1.9 KiB
#Math #NT
Definition
Euler’s totient function returns the number of integers from 1 \leq k \leq n for a positive integer n. It is notated as:
\phi(n)
\phi(n) for Prime Powers
Through prime factorization, for p^k, the only positive integers below p^k where \gcd(p^k, n) > 1 is where n = mp, for 1 \leq m \leq p^{k - 1}. Therefore:
\phi(p^k) \\ = p^k - p^{k - 1} \\ = p^{k - 1}(p - 1) \\ p^k(1 - \frac 1 p)
Multiplicative Property of \phi
If m and n are coprime:
\phi(m)\phi(n) = \phi(mn)
Proof: Let set A be all numbers coprime to m below m, and set B be all numbers coprime to n below n.

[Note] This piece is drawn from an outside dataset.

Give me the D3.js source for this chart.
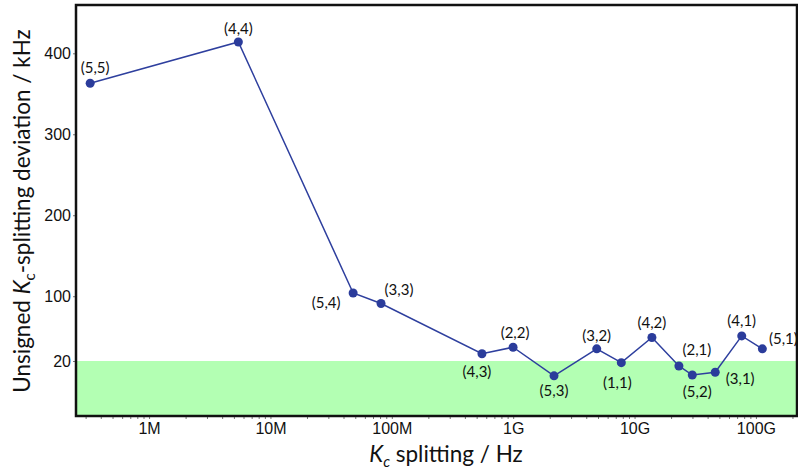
<!DOCTYPE html>
<html>
<head>
<meta charset="utf-8">
<script src="https://cdn.jsdelivr.net/npm/d3@7"></script>
<style>
  body { margin: 0; background: #fff; }
  svg { font-family: Lato, "Open Sans", sans-serif; }
</style>
</head>
<body>
<svg width="798" height="475"></svg>
<script>
// Kc splitting (Hz) per level, and deviation (kHz)
var labels = ["(5,5)", "(4,4)", "(5,4)", "(3,3)", "(4,3)", "(2,2)", "(5,3)", "(3,2)",
              "(1,1)", "(4,2)", "(2,1)", "(5,2)", "(3,1)", "(4,1)", "(5,1)"];
var splitting = [3.27e5, 5.44e6, 4.8e7, 8.15e7, 5.53e8, 9.98e8, 2.17e9, 4.88e9,
                 7.78e9, 1.39e10, 2.32e10, 2.99e10, 4.62e10, 7.64e10, 1.13e11];
var deviation = [363, 414, 104, 91, 29, 37, 14.6, 35, 19.4, 49, 18.2, 14.9, 15.9, 51, 35];
var yTicks = [20, 100, 200, 300, 400];
var xTickLabels = { 1e6: "1M", 1e7: "10M", 1e8: "100M", 1e9: "1G", 1e10: "10G", 1e11: "100G" };
var threshold = 20;

// label placement around each point (dx, dy)
var labelOffsets = [[5, -16], [0, -13], [-27, 10], [18, -14], [-5, 18], [2, -14], [0, 15], [0, -13],
                    [-4, 20], [0, -15], [18, -16], [5, 17], [25, 6], [0, -15], [21, -10]];

var svg = d3.select("svg");
var plotL = 76, plotT = 5, plotR = 797, plotB = 416;

var x = d3.scaleLog().domain([2.5e5, 2.18e11]).range([plotL, plotR]);
// the band below 20 kHz is drawn compressed
var y = d3.scaleLinear().domain([0, 20, 400]).range([plotB, 361, 53.3]);

svg.append("rect")
  .attr("x", plotL).attr("y", y(threshold))
  .attr("width", plotR - plotL).attr("height", plotB - y(threshold))
  .attr("fill", "#b3ffb3");

// x axis with minor ticks
var minor = [];
for (var e = 5; e <= 11; e++) for (var m = 1; m <= 9; m++) {
  var v = m * Math.pow(10, e);
  if (v >= 2.5e5 && v <= 2.18e11) minor.push(v);
}
var gx = svg.append("g")
  .attr("transform", "translate(0," + plotB + ")")
  .call(d3.axisBottom(x).tickValues(minor).tickSize(3).tickPadding(4)
    .tickFormat(function(d) { return xTickLabels[d] || ""; }));
gx.select(".domain").remove();
gx.selectAll("line").attr("stroke", "#777");
gx.selectAll("text").attr("font-size", 16).attr("fill", "#111");

var gy = svg.append("g")
  .attr("transform", "translate(" + plotL + ",0)")
  .call(d3.axisLeft(y).tickValues(yTicks).tickSize(3).tickPadding(2));
gy.select(".domain").remove();
gy.selectAll("line").attr("stroke", "#777");
gy.selectAll("text").attr("font-size", 16).attr("fill", "#111");

// frame
svg.append("rect")
  .attr("x", plotL).attr("y", plotT)
  .attr("width", plotR - plotL).attr("height", plotB - plotT)
  .attr("fill", "none").attr("stroke", "#111").attr("stroke-width", 2.5);

var pts = splitting.map(function(s, i) { return { x: s, y: deviation[i], label: labels[i], off: labelOffsets[i] }; });

svg.append("path")
  .datum(pts)
  .attr("fill", "none")
  .attr("stroke", "#2e3f9e")
  .attr("stroke-width", 1.5)
  .attr("d", d3.line().x(function(d) { return x(d.x); }).y(function(d) { return y(d.y); }));

svg.selectAll(".pt")
  .data(pts)
  .enter().append("circle")
  .attr("class", "pt")
  .attr("cx", function(d) { return x(d.x); })
  .attr("cy", function(d) { return y(d.y); })
  .attr("r", 4.5)
  .attr("fill", "#2b3c9b");

svg.selectAll(".lbl")
  .data(pts)
  .enter().append("text")
  .attr("class", "lbl")
  .attr("x", function(d) { return x(d.x) + d.off[0]; })
  .attr("y", function(d) { return y(d.y) + d.off[1]; })
  .attr("dy", "0.35em")
  .attr("text-anchor", "middle")
  .attr("font-size", 15)
  .attr("fill", "#111")
  .text(function(d) { return d.label; });

// axis titles
var xt = svg.append("text")
  .attr("x", 446).attr("y", 462)
  .attr("text-anchor", "middle")
  .attr("font-size", 22.5).attr("fill", "#111");
xt.append("tspan").attr("font-style", "italic").text("K");
xt.append("tspan").attr("font-style", "italic").attr("font-size", 15).attr("dy", 5).text("c");
xt.append("tspan").attr("dy", -5).text(" splitting / Hz");

var yt = svg.append("text")
  .attr("transform", "translate(30,211) rotate(-90)")
  .attr("text-anchor", "middle")
  .attr("font-size", 22.5).attr("fill", "#111");
yt.append("tspan").text("Unsigned ");
yt.append("tspan").attr("font-style", "italic").text("K");
yt.append("tspan").attr("font-size", 15).attr("dy", 5).text("c");
yt.append("tspan").attr("dy", -5).text("-splitting deviation / kHz");
</script>
</body>
</html>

|A| = \phi(m) \\ |B| = \phi(n)
Let set D be all possible ordered pairs using elements from A and B, where the element of A is first. If for each element $(k_1, k_2)$in set D we return a value \theta where:
\theta \equiv k_1 \mod m \\ \theta \equiv k_2 \mod n
CRT ensures \theta is unique to \mod ab and exists. Given the fact \gcd(x + yz, z) = \gcd(x, z), we can say that:
\gcd(\theta, m) = \gcd(k_1, m) = 1 \\ \gcd(\theta, n) = \gcd(k_2, n) = 1 \\ \gcd(\theta, mn) = 1
If we put all \theta in set C, we can see that set C has all the elements fitting the above conditions. Looking at the length of C:
|C| = \phi(mn) \\
|C| = |A| * |B| = \phi(m)\phi(n) \\
\phi(mn) = \phi(m)\phi(n)
Value of \phi for any Number
Let a positive integer n prime factorization be:
n = p_1^{k_1}p_2^{k_2}p_3^{k_3}...p_l^{k_l}
Now using the properties above:
\phi(n) \\
= \prod _{i = 1}^l \phi(p_i^{k_i}) \\
= \prod _{i = 1}^l p_i^{k_i}(1 - \frac 1 {p_i})
Multiplying all p_i^{k_i} gives n, so factor that out:
= n \prod _{i = 1}^l (1 - \frac 1 {p_i})
(you can derive most textbook definitions from this formula easily)
Final formula:
\phi(n) = n \prod _{i = 1}^l (1 - \frac 1 {p_i})